Il y a des fédérations de chasseurs qui le souhaitent pour arrêter de jouer à la roulette russe sur l’indemnisation des dégâts avec l’impossibilité de connaître les futurs prix des denrées agricoles. Je ne suis pas de ceux qui prennent ce genre de mesures. Je n’ai pas envie d’avoir des checkpoints dans la campagne avec des barrières canadiennes à franchir car du grillage et des fils électriques ont été installés partout.
Ce n’est pas ma conception de vivre librement à la campagne. Il peut toujours y avoir de la prévention mais est-ce que le monde agricole, avec tous ses problèmes, a le temps de poser des grillages ? Peut-être que quelques actions locales sont à faire dans certains cas de figure. Peut-être que parfois des agriculteurs ne disent pas assez vite qu’ils ont des problèmes avec des sangliers à un endroit donné pour que les chasseurs puissent agir.

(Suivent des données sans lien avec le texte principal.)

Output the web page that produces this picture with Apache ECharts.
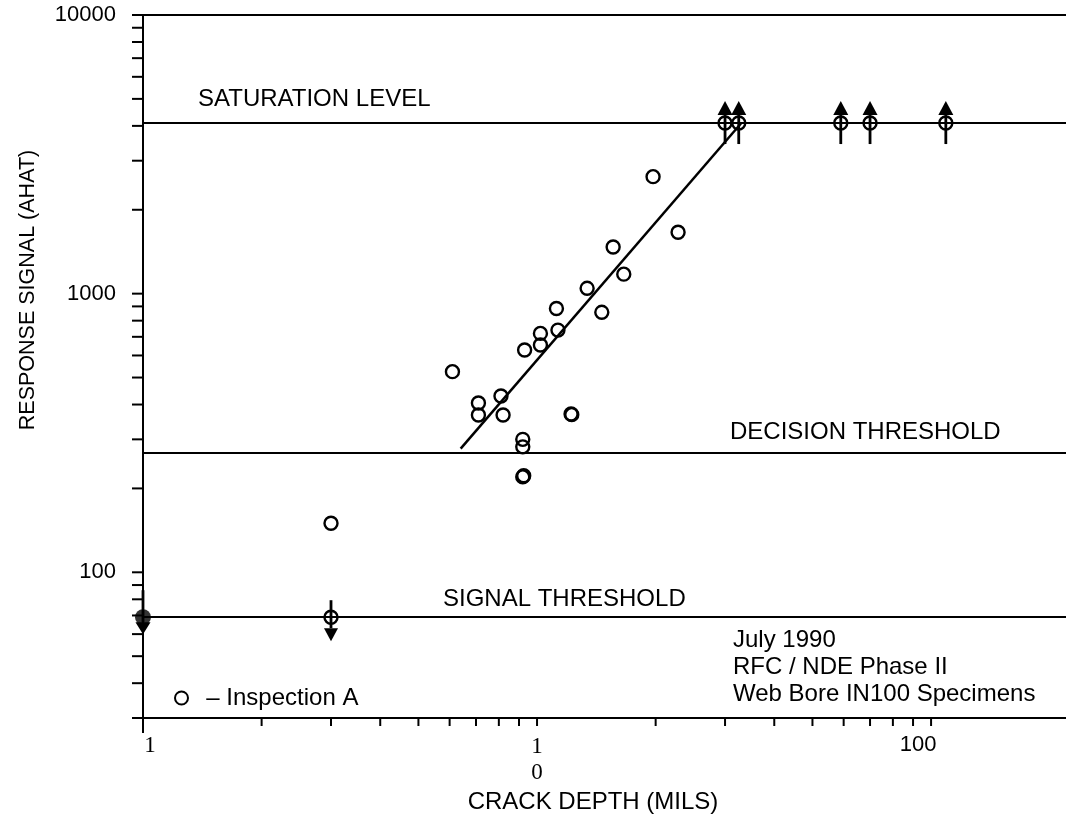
<!DOCTYPE html>
<html><head><meta charset="utf-8">
<script src="https://cdn.jsdelivr.net/npm/echarts@6/dist/echarts.min.js"></script>
<style>html,body{margin:0;padding:0;background:#fff}#c{width:1066px;height:820px}</style>
</head><body><div id="c"></div>
<script>
// ---- data ----
const inspectionA = [
  [3.0,150],[6.1,525],[7.1,405],[7.1,367],[8.1,429],[8.2,367],[9.3,628],[10.2,720],[10.2,654],
  [11.2,885],[11.3,740],[13.4,1045],[14.6,857],[12.2,370],[12.25,368],[9.2,300],[9.2,282],
  [9.2,220],[9.25,222],[19.7,2630],[22.8,1660],[15.6,1470],[16.6,1175]
];
const saturatedUp = [[30,4095],[32.5,4095],[59,4095],[70,4095],[109,4095]];
const censoredDown = [[3.0,69]];
const censoredDownFilled = [[1,69]];
const fitLine = [[6.4,278],[33,4095]];
const saturationLevel = 4095, decisionThreshold = 268, signalThreshold = 69;
const xMin = 1, xMax = 220, yMin = 30, yMax = 10000;
const xTicks = [1,2,3,4,5,6,7,8,9,10,20,30,40,50,60,70,80,90,100];
const yTicks = [30,40,50,60,70,80,90,100,200,300,400,500,600,700,800,900,1000,2000,3000,4000,5000,6000,7000,8000,9000,10000];
const yTickLabels = [100,1000,10000];
const xTickLabels = {1:'{s1|1}', 10:'{s|1}\n{s|0}', 100:'{a|100}'};

const SANS = '"Liberation Sans", Arial, sans-serif';
const SERIF = '"Liberation Serif", "Times New Roman", serif';

function arrowRender(dir, tipOff, baseOff, tailOff, half){
  return function(params, api){
    const p = api.coord([api.value(0), api.value(1)]);
    const x = p[0], y = p[1];
    const tip = y + dir*tipOff, base = y + dir*baseOff, tail = y - dir*tailOff;
    return {type:'group', children:[
      {type:'line', shape:{x1:x,y1:tail,x2:x,y2:base}, style:{stroke:'#000',lineWidth:2.8}},
      {type:'polygon', shape:{points:[[x,tip],[x-half,base],[x+half,base]]}, style:{fill:'#000'}}
    ]};
  };
}
function tickRender(isX, len){
  return function(params, api){
    const c = api.coord([api.value(0), api.value(1)]);
    const s = isX ? {x1:c[0],y1:c[1],x2:c[0],y2:c[1]+len} : {x1:c[0],y1:c[1],x2:c[0]-len,y2:c[1]};
    return {type:'line', shape:s, style:{stroke:'#000', lineWidth:2}};
  };
}

const chart = echarts.init(document.getElementById('c'));
chart.setOption({
  animation:false,
  backgroundColor:'#fff',
  grid:{left:143, top:15, right:0, height:703, outerBoundsMode:'none', containLabel:false},
  xAxis:{
    type:'log', logBase:10, min:xMin, max:xMax,
    axisLine:{show:true, lineStyle:{color:'#000', width:2}},
    axisTick:{show:false}, splitLine:{show:false}, minorTick:{show:false},
    axisLabel:{
      margin:16, color:'#000', showMaxLabel:false,
      formatter:function(v){ const k = Math.round(v); return xTickLabels[k] || ''; },
      rich:{
        s1:{fontFamily:SERIF, fontSize:23, color:'#000', padding:[0,0,0,14]},
        s:{fontFamily:SERIF, fontSize:23, color:'#000', lineHeight:26},
        a:{fontFamily:SANS, fontSize:22, color:'#000', padding:[0,26,0,0]}
      }
    }
  },
  yAxis:{
    type:'log', logBase:10, min:yMin, max:yMax,
    axisLine:{show:true, lineStyle:{color:'#000', width:2}},
    axisTick:{show:false}, splitLine:{show:false}, minorTick:{show:false},
    axisLabel:{
      margin:27, color:'#000', fontSize:22, fontFamily:SANS,
      formatter:function(v){ const k = Math.round(v); return yTickLabels.indexOf(k) >= 0 ? String(k) : ''; }
    }
  },
  legend:{
    left:174, top:686, padding:0, itemWidth:13, itemHeight:13,
    data:[{name:'Inspection A', icon:'circle'}],
    formatter:'  – {name}',
    textStyle:{color:'#000', fontSize:24, fontFamily:SANS}
  },
  series:[
    {
      name:'Inspection A', type:'scatter', symbol:'circle', symbolSize:13, clip:false,
      data: inspectionA.concat(saturatedUp, censoredDown),
      itemStyle:{color:'rgba(0,0,0,0)', borderColor:'#000', borderWidth:2.4, opacity:1},
      markLine:{
        silent:true, symbol:['none','none'], label:{show:false},
        lineStyle:{color:'#000', width:2, type:'solid'},
        data:[{yAxis:saturationLevel},{yAxis:decisionThreshold},{yAxis:signalThreshold},{yAxis:yMax}]
      },
      z:5
    },
    {
      name:'below', type:'scatter', symbol:'circle', symbolSize:16, clip:false,
      data: censoredDownFilled, itemStyle:{color:'#000'}, z:5
    },
    {
      name:'fit', type:'line', data: fitLine, symbol:'none', clip:false,
      lineStyle:{color:'#000', width:2.5}, z:4
    },
    { type:'custom', data: saturatedUp, renderItem: arrowRender(-1, 22, 8, 21, 7.5), z:6, silent:true },
    { type:'custom', data: censoredDown, renderItem: arrowRender(1, 24, 11, 17, 7), z:6, silent:true },
    { type:'custom', data: censoredDownFilled, renderItem: arrowRender(1, 17, 5, 27, 7.5), z:6, silent:true },
    { type:'custom', data: xTicks.map(v=>[v, yMin]), renderItem: tickRender(true, 8), silent:true },
    { type:'custom', data: [[xMin, yMin]], renderItem: tickRender(true, 15), silent:true },
    { type:'custom', data: yTicks.map(v=>[xMin, v]), renderItem: tickRender(false, 11), silent:true }
  ],
  graphic:[
    {type:'text', left:198, top:87, style:{text:'SATURATION LEVEL', fontSize:24, fontFamily:SANS, fill:'#000'}},
    {type:'text', left:730, top:420, style:{text:'DECISION THRESHOLD', fontSize:24, fontFamily:SANS, fill:'#000'}},
    {type:'text', left:443, top:587, style:{text:'SIGNAL THRESHOLD', fontSize:24, fontFamily:SANS, fill:'#000'}},
    {type:'text', left:733, top:627, style:{text:'July 1990\nRFC / NDE Phase II\nWeb Bore IN100 Specimens', fontSize:24, lineHeight:27, fontFamily:SANS, fill:'#000'}},
    {type:'text', x:593, y:802, style:{text:'CRACK DEPTH (MILS)', fontSize:24, fontFamily:SANS, fill:'#000', align:'center', verticalAlign:'middle'}},
    {type:'text', x:28, y:290, rotation:Math.PI/2, style:{text:'RESPONSE SIGNAL (AHAT)', fontSize:21.5, fontFamily:SANS, fill:'#000', align:'center', verticalAlign:'middle'}}
  ]
});
</script></body></html>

Peut-être avons-nous un manque de communication pour pouvoir agir. Cela vient naturellement de la taille du parcellaire qui n’arrête pas d’augmenter. Un agriculteur qui devait surveiller 12 hectares, c’est facile. Celui qui a 800 à 900 hectares de céréales ne sera pas tous les jours à chaque coin de sa propriété. La plupart des dégâts sont découverts au moment de la récolte sans que personne n’ait demandé aux chasseurs d’agir. Mais je me mets aussi à la place de l’agriculteur qui n’a pas le temps d’aller regarder partout dans ses champs. Il y a sûrement des choses à mettre en place.
Des parcelles sont aussi parfois positionnées à des endroits sensibles. Si vous semez du maïs entre deux forêts, vous avez toutes les chances de voir le champ se faire retourner. Mais est-ce qu’on peut dire à un agriculteur qui a sa rotation des cultures de ne pas semer du maïs à cet endroit parce que c’est sensible ? C’est délicat.
Le système actuel nous amènera inévitablement à nous fâcher. Quand on paye trop, on en veut à celui qui prend les sous, c’est humain et dans ce cas précis, c’est le monde agricole qui trouve qu’on ne paye pas assez, nous les chasseurs. La pression monte entre chasseurs et agriculteurs. Il faut trouver des solutions.